Research Trend Analysis of Publications in the Journal of Home Economics Education Association Using Network Text Analysis (네트워크 텍스트 분석을 이용한 한국가정과교육학회지 논문의 연구 동향 분석)

  • Lee, Yoon-Jung;Kim, Eun Jeung;Kim, Ji sun
    • Journal of Korean Home Economics Education Association
    • /
    • v.31 no.4
    • /
    • pp.1-18
    • /
    • 2019
  • The purpose of this study was to analyze the research trend in home economics education using network text analysis method. The 586 research articles published in the Journal of Home Economics Education Association between July, 2003 and December 2018 were examined using Neckinger 4, a social network analysis software.

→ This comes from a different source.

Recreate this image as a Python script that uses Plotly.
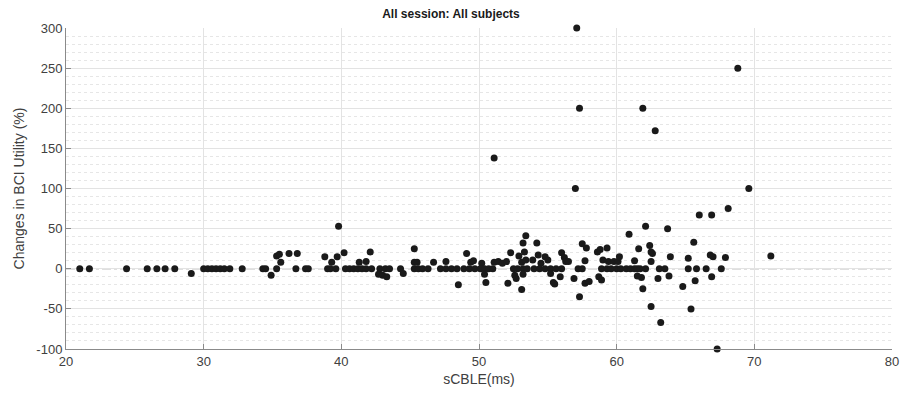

The frequency and centrality measures(degree centrality, closeness centrality, and betweenness centrality) were calculated for the words appeared throughout the whole period, and the centrality analysis and LAD(Latent Dirichlet Allocation) were conducted for the four sub-periods. The results are as follows: first, the most frequently appeared words are parents, culture, unit, health, career, consumption, practicality, etc. The words such as parents and management scored high in degree centrality; parents and male students in closeness centrality; and male students and units in betweenness centrality. Second, when divided into four periods, the words such as education, family, purpose, class, middle school, and school appeared most frequently across the periods; but some words such as 'purpose' (in period 3 and 4), or 'process' (in period 4) were salient only in certain periods. Third, the words with high centrality were consistent regardless of the types of centrality within each period. Fourth, the topic analysis using LAD showed that curriculum, textbook, family healthiness, teaching-learning, evaluation, dietary life, appearance management, and consumption were the topics consistently appeared across all periods. The topics have become diversified and deepened. New topics such as teacher training and safety appeared in later periods, possibly due to the curriculum and national policy changes, and housing as a less represented topic is suggested as an area that needs further research attention. This study has implication in that it allows researchers to identify the major research interests and the trends in research by researchers in home economic education.